The coincidence of timing does not, of course, prove that the pandemic caused Rome to fall, or Europe to be born; as above, the uncertainties of the three thousand-body problem makes such a claim fundamentally uncertain.
So writes William Rosen in his Justinian’s Flea: Plague, Empire, and the Birth of Europe (Viking Adult 2007, 384 pages). Nonetheless, the tenor of this wide-ranging book is that the plague
was the instrument that caused a change in history and Rome to fall, as
outlined in the Introduction and Prologue. The reasoning for this particular version of the fall of Rome and
the "birth of Europe" is rather attractive but not wholly convincing.
Despite the enormous loss of life, the eastern empire still went on,
even expanded for a while with Belisarius' victories on the west.

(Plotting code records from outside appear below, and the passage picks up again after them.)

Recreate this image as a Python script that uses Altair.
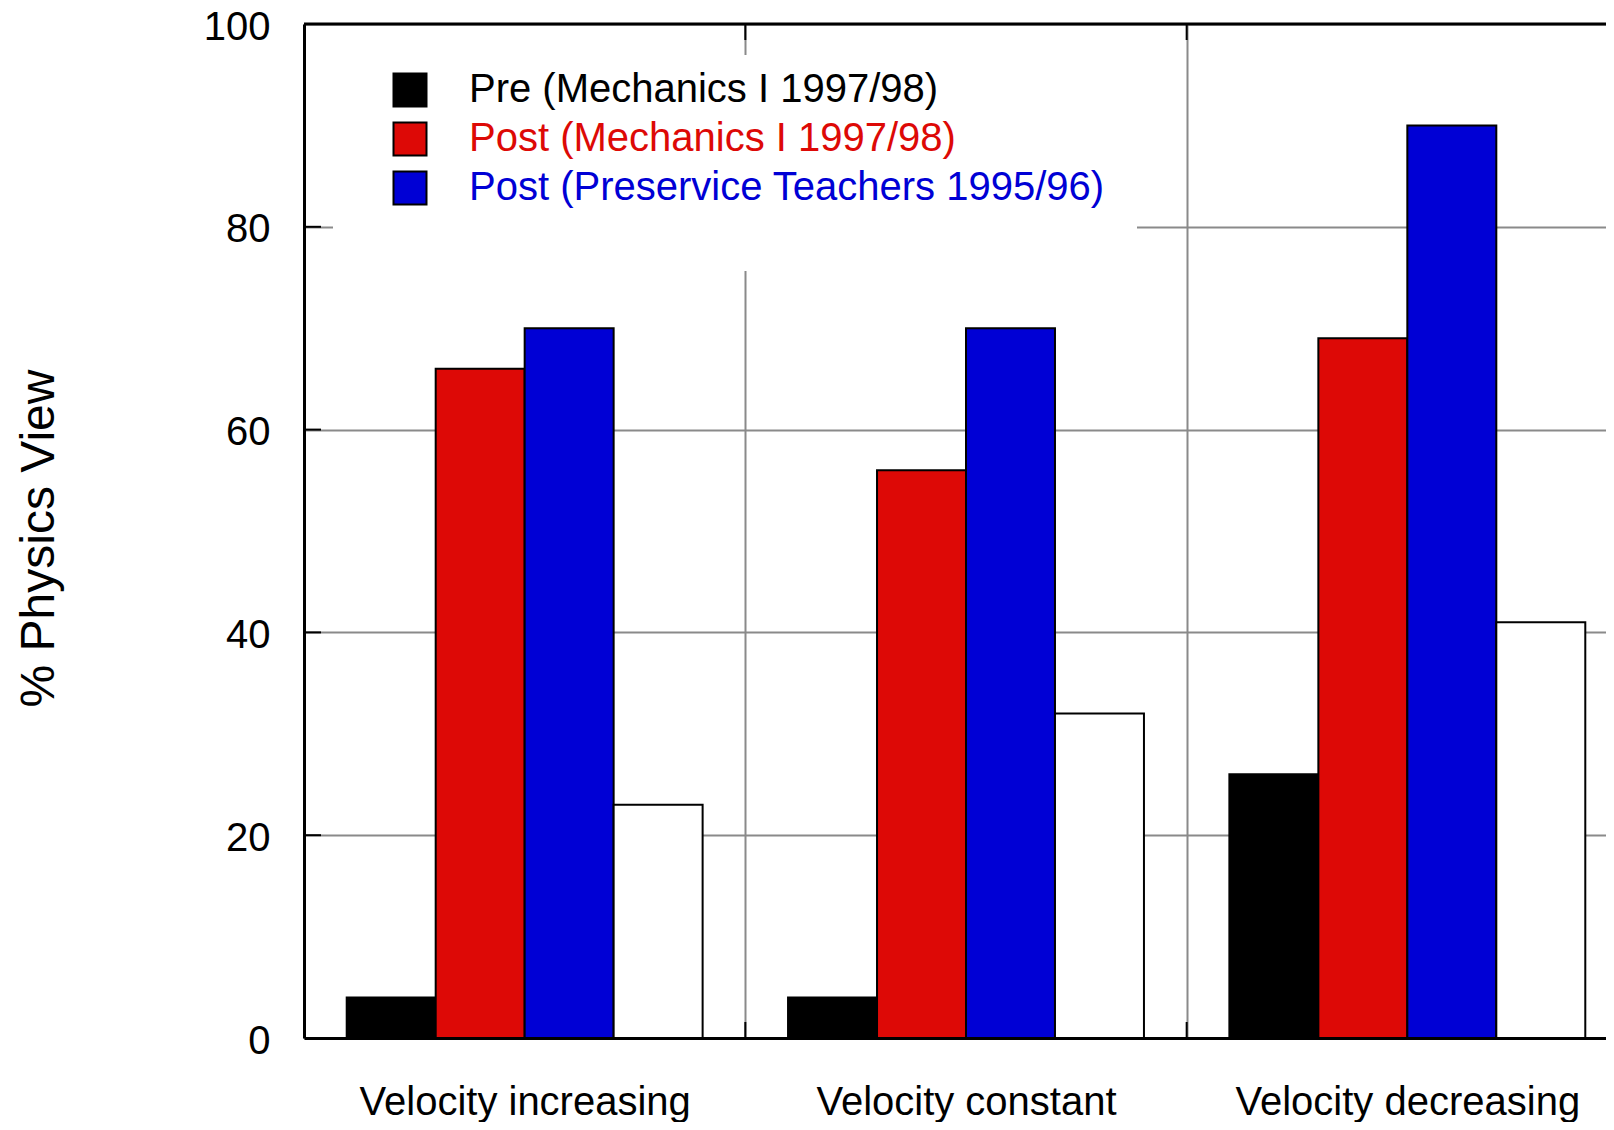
import altair as alt
import pandas as pd

categories = ["Velocity increasing", "Velocity constant", "Velocity decreasing"]
series = [
    "Pre (Mechanics I 1997/98)",
    "Post (Mechanics I 1997/98)",
    "Post (Preservice Teachers 1995/96)",
    "Other",
]
pre_mech = [4, 4, 26]
post_mech = [66, 56, 69]
post_preservice = [70, 70, 90]
other = [23, 32, 41]
colors = ["#000000", "#dd0906", "#0000d5", "#ffffff"]
y_ticks = [0, 20, 40, 60, 80, 100]
inner_ticks = [20, 40, 60, 80]

rows = []
for s, vals in zip(series, [pre_mech, post_mech, post_preservice, other]):
    for c, v in zip(categories, vals):
        rows.append({"category": c, "series": s, "value": v})
df = pd.DataFrame(rows)

FONT = "Liberation Sans"
W = 1302
RANGE_W = 1324
H = 1014

x_scale = alt.Scale(domain=categories, range=[0, RANGE_W], paddingInner=0, paddingOuter=0)
y_scale = alt.Scale(domain=[0, 100], nice=False)

label_color_expr = (
    "indexof(datum.label, 'Preservice') >= 0 ? '#0000d5' : "
    "(indexof(datum.label, 'Post') >= 0 ? '#dd0906' : '#000000')"
)

bars = alt.Chart(df).mark_bar(stroke="black", strokeWidth=2).encode(
    x=alt.X(
        "category:N",
        sort=categories,
        scale=x_scale,
        axis=alt.Axis(
            title=None,
            tickBand="extent",
            grid=True,
            gridColor="#8a8a8a",
            gridWidth=2,
            domainColor="black",
            domainWidth=3,
            ticks=False,
            labelFontSize=40,
            labelFont=FONT,
            labelPadding=44,
            labelColor="black",
            labelAngle=0,
            labelLimit=0,
        ),
    ),
    xOffset=alt.XOffset(
        "series:N", sort=series,
        scale=alt.Scale(domain=series, paddingInner=0, paddingOuter=0.48),
    ),
    y=alt.Y(
        "value:Q",
        scale=y_scale,
        axis=alt.Axis(
            values=y_ticks,
            title="% Physics View",
            titleFont=FONT,
            titleFontSize=48,
            titleFontWeight="normal",
            titleColor="black",
            titleAngle=270,
            titleX=-265,
            titleY=514,
            titleAlign="center",
            titleBaseline="middle",
            labelFontSize=40,
            labelFont=FONT,
            labelPadding=34,
            labelOffset=3,
            labelColor="black",
            ticks=False,
            grid=True,
            gridColor="#8a8a8a",
            gridWidth=2,
            domainColor="black",
            domainWidth=3,
        ),
    ),
    color=alt.Color(
        "series:N",
        scale=alt.Scale(domain=series, range=colors),
        legend=alt.Legend(
            values=series[:3],
            title=None,
            orient="none",
            legendX=86,
            legendY=46,
            padding=0,
            symbolType="square",
            symbolSize=1089,
            symbolStrokeColor="black",
            symbolStrokeWidth=2,
            symbolOpacity=1,
            labelFont=FONT,
            labelFontSize=40,
            labelOffset=39,
            labelLimit=0,
            rowPadding=7,
            labelColor={"expr": label_color_expr},
        ),
    ),
)

legend_bg = alt.Chart(pd.DataFrame({"category": [categories[0]]})).mark_rect(
    fill="white", stroke=None
).encode(
    x=alt.value(29), x2=alt.value(833), y=alt.value(31), y2=alt.value(247)
)

ytick_df = pd.DataFrame({"value": inner_ticks})
left_ticks = alt.Chart(ytick_df).mark_rule(color="black", strokeWidth=2).encode(
    y=alt.Y("value:Q", scale=y_scale), x=alt.value(0), x2=alt.value(17)
)
right_ticks = alt.Chart(ytick_df).mark_rule(color="black", strokeWidth=2).encode(
    y=alt.Y("value:Q", scale=y_scale), x=alt.value(RANGE_W - 17), x2=alt.value(RANGE_W)
)

xtick_df = pd.DataFrame({"category": categories[1:]})
top_ticks = alt.Chart(xtick_df).mark_rule(color="black", strokeWidth=2).encode(
    x=alt.X("category:N", scale=x_scale, bandPosition=0),
    y=alt.value(0), y2=alt.value(16),
)
bottom_ticks = alt.Chart(xtick_df).mark_rule(color="black", strokeWidth=2).encode(
    x=alt.X("category:N", scale=x_scale, bandPosition=0),
    y=alt.value(H - 16), y2=alt.value(H),
)

top_frame = alt.Chart(pd.DataFrame({"category": [categories[0]]})).mark_rule(
    color="black", strokeWidth=3
).encode(x=alt.value(0), x2=alt.value(RANGE_W), y=alt.value(0))

chart = alt.layer(
    legend_bg, bars, left_ticks, right_ticks, top_ticks, bottom_ticks, top_frame
).properties(
    width=W,
    height=H,
    autosize=alt.AutoSizeParams(type="none"),
    padding={"left": 296, "top": 16, "right": 0, "bottom": 84},
).configure_view(stroke=None).configure(font=FONT, background="white")

chart.save("out.html", embed_options={"renderer": "svg", "actions": False})
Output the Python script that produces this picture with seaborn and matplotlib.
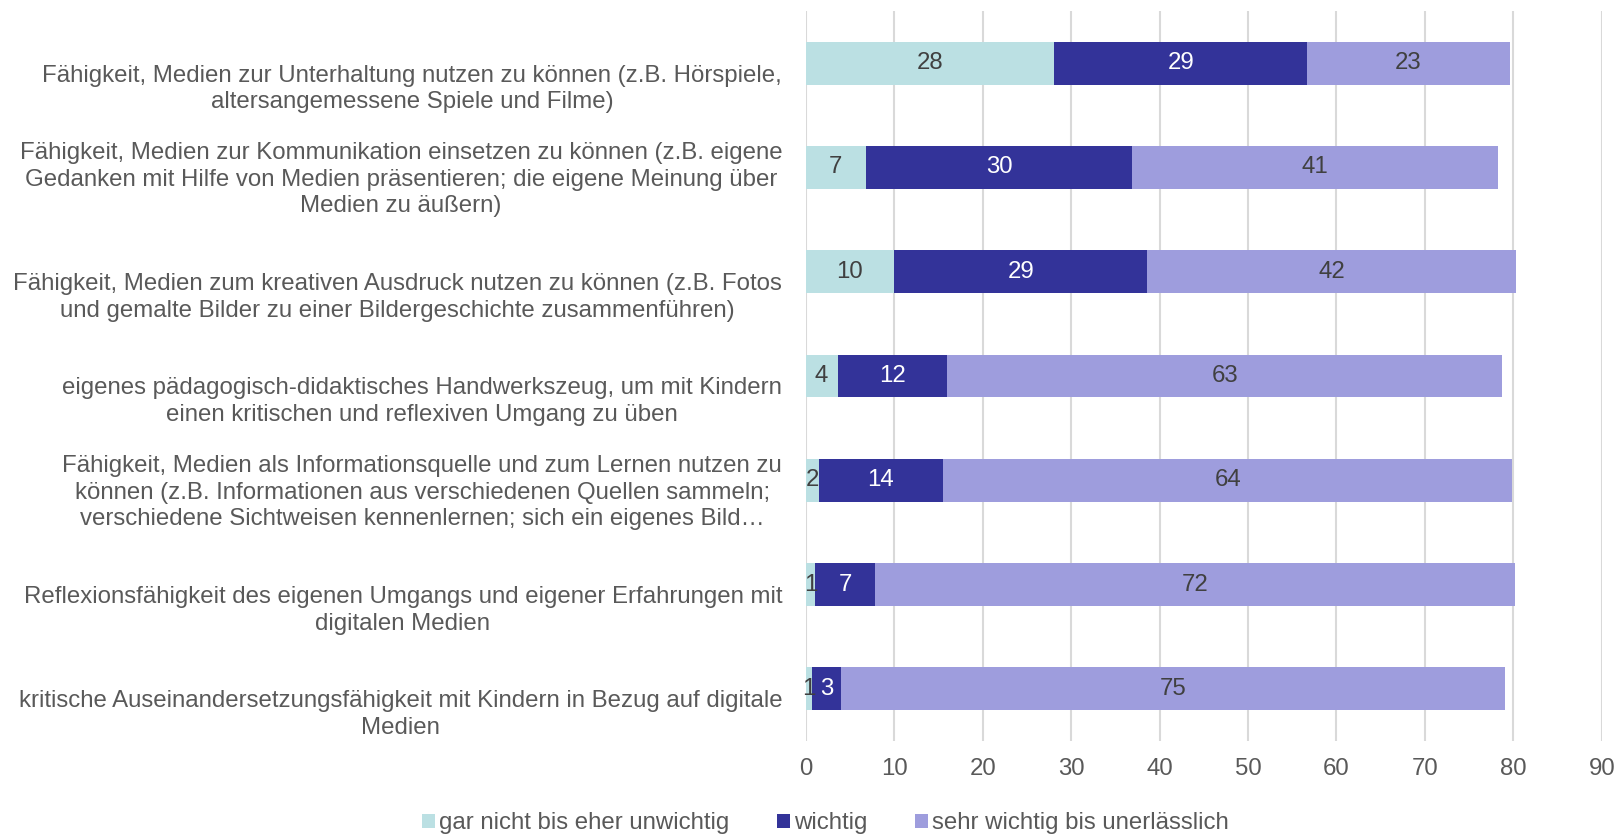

The book, written for "members of the educated public," (to use a phrase I saw recently from Bowersock) by an even more educated member, is an excellent introduction into Late Antiquity and could also be titled "The Life and Times of the Emperor Justinian."
In Part III, "Bacterium," the author's thirst for knowledge and his compulsion to share it gets a bit carried away. Here is all you wanted to know and much more about the evolution of rats and fleas and their eventual interaction, pandemics in general and this one in particular, and the history of bacteriology and evolutionary biology up to its most current status. In this reader's opinion, all this could have been presented in less detail and still remain comprehensible.
The story is presented in a vivid, easy to read style. The book is very well researched and documented and invites further exploration of the writers in Late Antiquity, and on the whole, I can recommend it.